If the token trades at $6 in the spot market, your model indicates a 43% upside, warranting further due diligence. If it trades at $12, the DCF flags overheated sentiment. Iterating assumptions around fee growth, burn ratios, and discount rates allows you to chart a valuation matrix and identify inflection points where new information would materially alter your investment view.

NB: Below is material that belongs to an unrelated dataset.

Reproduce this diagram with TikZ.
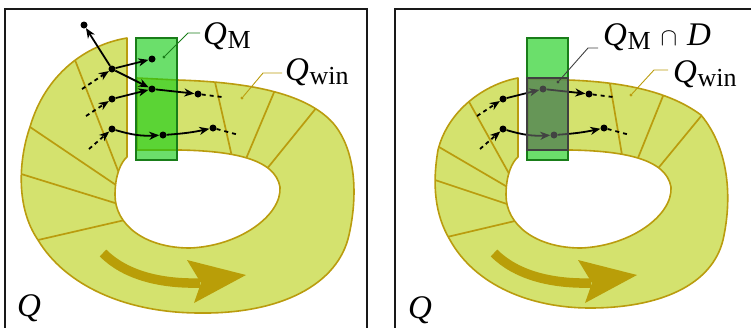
\documentclass[tikz,border=0pt]{standalone}
\usepackage{fontspec}
\setmainfont{Liberation Serif}
\usetikzlibrary{arrows.meta,calc}
\definecolor{bandfill}{RGB}{212,226,110}
\definecolor{bandline}{RGB}{186,156,14}
\definecolor{arrowgold}{RGB}{185,158,8}
\definecolor{rectgreen}{RGB}{21,205,21}
\definecolor{rectedge}{RGB}{25,125,25}
\definecolor{grayov}{RGB}{110,110,110}
\definecolor{grayedge}{RGB}{64,64,64}
\definecolor{framecol}{RGB}{25,25,25}
\newcommand{\qsub}[1]{{\itshape Q}\kern0.5pt\raisebox{-4pt}{\fontsize{26}{26}\selectfont #1}}
\tikzset{
  dot/.style={circle, fill=black, inner sep=0pt, minimum size=7pt},
  traj/.style={line width=1.8pt, -{Stealth[length=10pt,width=8pt,inset=3pt]}},
  incoming/.style={traj, dash pattern=on 4pt off 3.5pt},
  tailline/.style={line width=1.8pt, dash pattern=on 4pt off 4pt},
  bandshape/.style={fill=bandfill},
  bandborder/.style={draw=bandline, line width=1.6pt, line join=round},
  division/.style={draw=bandline, line width=1.7pt},
  qmrect/.style={fill=rectgreen, fill opacity=0.63, draw=rectedge, line width=1.5pt},
  grayrect/.style={fill=grayov, fill opacity=0.6, draw=grayedge, line width=1.5pt},
  frame/.style={draw=framecol, line width=2pt},
  bigarrow/.style={draw=arrowgold, line width=9.5pt},
  leaderdot/.style={circle, inner sep=0pt, minimum size=3.2pt},
  lbl/.style={font=\fontsize{33}{33}\selectfont, inner sep=0pt, anchor=base west},
}
\newcommand{\bandL}{(127,38) .. controls (85,45) and (45,75) .. (30,127)
  .. controls (20,155) and (14,205) .. (38,240)
  .. controls (65,285) and (125,313) .. (200,313)
  .. controls (280,314) and (338,285) .. (349,235)
  .. controls (358,195) and (356,150) .. (333,123)
  .. controls (305,92) and (245,82) .. (177,80) -- (137,78)
  -- (137,150) -- (180,150)
  .. controls (230,151) and (275,158) .. (280,187)
  .. controls (282,215) and (240,246) .. (190,248)
  .. controls (145,248) and (115,225) .. (115,195)
  .. controls (115,175) and (121,162) .. (127,157) -- cycle}
\newcommand{\bandR}{(518,78) .. controls (485,84) and (448,110) .. (438,150)
  .. controls (432,185) and (435,215) .. (450,240)
  .. controls (475,285) and (530,308) .. (590,308)
  .. controls (660,308) and (712,285) .. (723,240)
  .. controls (732,200) and (730,150) .. (701,115)
  .. controls (670,92) and (625,82) .. (568,80) -- (528,79)
  -- (528,150) -- (571,150)
  .. controls (621,151) and (666,158) .. (671,187)
  .. controls (673,215) and (631,246) .. (581,248)
  .. controls (536,248) and (506,225) .. (506,195)
  .. controls (506,175) and (512,162) .. (518,157) -- cycle}
\newcommand{\divline}[2]{\draw[division] ($#1!-6pt!#2$) -- ($#2!-6pt!#1$);}
\begin{document}
\begin{tikzpicture}[x=1pt, y=-1pt]
\clip (0,0) rectangle (751,327);
% ---------------- left panel ----------------
\draw[frame] (5,345) -- (5,9) -- (367,9) -- (367,345);
\path[bandshape] \bandL;
\begin{scope}
  \clip \bandL;
  \divline{(75,60)}{(117,168)}
  \divline{(30,127)}{(113,183)}
  \divline{(18,173)}{(115,203)}
  \divline{(38,240)}{(125,220)}
  \divline{(215,82)}{(230,148)}
  \divline{(275,90)}{(248,154)}
  \divline{(317,107)}{(270,165)}
\end{scope}
\path[bandborder] \bandL;
\draw[bigarrow] (103,253) .. controls (125,275) and (160,284) .. (200,283);
\fill[arrowgold] (246,275) -- (187,260) -- (201,283) -- (194,303) -- cycle;
\path[qmrect] (136,38) rectangle (177,160);
\node[dot] (A) at (84,25) {};
\node[dot] (B) at (112,69) {};
\node[dot] (C) at (152,59) {};
\node[dot] (D) at (152,89) {};
\node[dot] (E) at (198,94) {};
\node[dot] (F) at (112,99) {};
\node[dot] (G) at (112,129) {};
\node[dot] (H) at (163,135) {};
\node[dot] (I) at (213,128) {};
\coordinate (tB) at (82,89);
\coordinate (tF) at (86,116);
\coordinate (tG) at (89,149);
\coordinate (eE) at (222,97);
\coordinate (eI) at (239,135);
\draw[traj] (B) -- (A);
\draw[traj] (B) -- (C);
\draw[traj] (B) -- (D);
\draw[traj] (F) -- (D);
\draw[traj] (D) -- (E);
\draw[traj] (G) to[bend right=10] (H);
\draw[traj] (H) to[bend right=4] (I);
\draw[incoming] (tB) -- (B);
\draw[incoming] (tF) -- (F);
\draw[incoming] (tG) -- (G);
\draw[tailline] (E) -- (eE);
\draw[tailline] (I) -- (eI);
% labels left
\node[leaderdot, fill=rectedge] (qmdotL) at (164,57) {};
\coordinate (qmkL) at (188,33);
\coordinate (qmeL) at (200,33);
\draw[rectedge, line width=0.9pt] (qmdotL) -- (qmkL) -- (qmeL);
\node[lbl] (qmL) at (203,44) {\qsub{M}};
\node[leaderdot, fill=bandline] (qwdotL) at (242,98) {};
\coordinate (qwkL) at (263,73);
\coordinate (qweL) at (282,73);
\draw[bandline, line width=0.9pt] (qwdotL) -- (qwkL) -- (qweL);
\node[lbl] (qwL) at (285,80) {\qsub{win}};
\node[lbl] (qL) at (17,316) {\itshape Q};
% ---------------- right panel ----------------
\draw[frame] (395,345) -- (395,9) -- (760,9);
\path[bandshape] \bandR;
\begin{scope}
  \clip \bandR;
  \divline{(468,100)}{(507,170)}
  \divline{(439,147)}{(504,185)}
  \divline{(435,180)}{(507,204)}
  \divline{(447,237)}{(515,221)}
  \divline{(610,84)}{(621,149)}
  \divline{(663,96)}{(640,153)}
  \divline{(702,115)}{(660,166)}
\end{scope}
\path[bandborder] \bandR;
\draw[bigarrow] (494,253) .. controls (516,275) and (551,284) .. (591,283);
\fill[arrowgold] (637,275) -- (578,260) -- (592,283) -- (585,303) -- cycle;
\path[qmrect] (527,38) rectangle (568,160);
\node[dot] (F2) at (503,99) {};
\node[dot] (D2) at (543,89) {};
\node[dot] (E2) at (589,94) {};
\node[dot] (G2) at (503,129) {};
\node[dot] (H2) at (554,135) {};
\node[dot] (I2) at (604,128) {};
\coordinate (tF2) at (477,116);
\coordinate (tG2) at (480,149);
\coordinate (eE2) at (613,97);
\coordinate (eI2) at (630,135);
\draw[traj] (F2) -- (D2);
\draw[traj] (D2) -- (E2);
\draw[traj] (G2) to[bend right=10] (H2);
\draw[traj] (H2) to[bend right=4] (I2);
\draw[incoming] (tF2) -- (F2);
\draw[incoming] (tG2) -- (G2);
\draw[tailline] (E2) -- (eE2);
\draw[tailline] (I2) -- (eI2);
\path[grayrect] (527,78) rectangle (568,150);
\node[leaderdot, fill=grayedge] (qmdotR) at (558,82) {};
\coordinate (qmkR) at (588,48);
\coordinate (qmeR) at (598,48);
\draw[grayedge, line width=0.9pt] (qmdotR) -- (qmkR) -- (qmeR);
\node[lbl] (qmR) at (603,45) {\qsub{M}\hspace{10pt}{\fontsize{29}{29}\selectfont$\cap$}\hspace{10pt}\textit{D}};
\node[leaderdot, fill=bandline] (qwdotR) at (631,95) {};
\coordinate (qwkR) at (654,70);
\coordinate (qweR) at (668,70);
\draw[bandline, line width=0.9pt] (qwdotR) -- (qwkR) -- (qweR);
\node[lbl] (qwR) at (673,82) {\qsub{win}};
\node[lbl] (qR) at (408,318) {\itshape Q};
\end{tikzpicture}
\end{document}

Key Sensitivities and Risks

No model is stronger than its weakest assumption. In crypto DCFs, the biggest sensitivities tend to be:

• Adoption speed: a slower transition from early adopters to mainstream users compresses fee growth and delays cash generation;
• Protocol changes: governance votes can alter fee splits or burn mechanics overnight, invalidating historical correlations;
• Regulatory shifts: new rules on staking yields, taxation, or stablecoin usage may reduce activity on the network;
• Technological disruption: layer-two solutions could siphon transactions away, lowering base-layer fees faster than forecast.

Stress test each variable individually and in combination to uncover worst-case outcomes. Transparently presenting these scenarios enhances credibility and helps stakeholders grasp the full risk spectrum.

Conclusion: Building Confidence Through Transparent Modeling

Applying discounted cash flow analysis to crypto tokens is not only possible but essential for investors seeking fundamental grounding in a volatile market. By rigorously modeling network fee revenue, incorporating token burn schedules, and setting realistic long-term growth rates, you can translate on-chain activity into a defensible per-token valuation. While uncertainties around discount rates, regulatory environments, and technological evolution remain high, a well-documented DCF provides a flexible framework to update assumptions as new data emerges. Ultimately, disciplined valuation fosters better investment decisions, guiding capital toward networks whose intrinsic worth aligns with—or exceeds—their market price.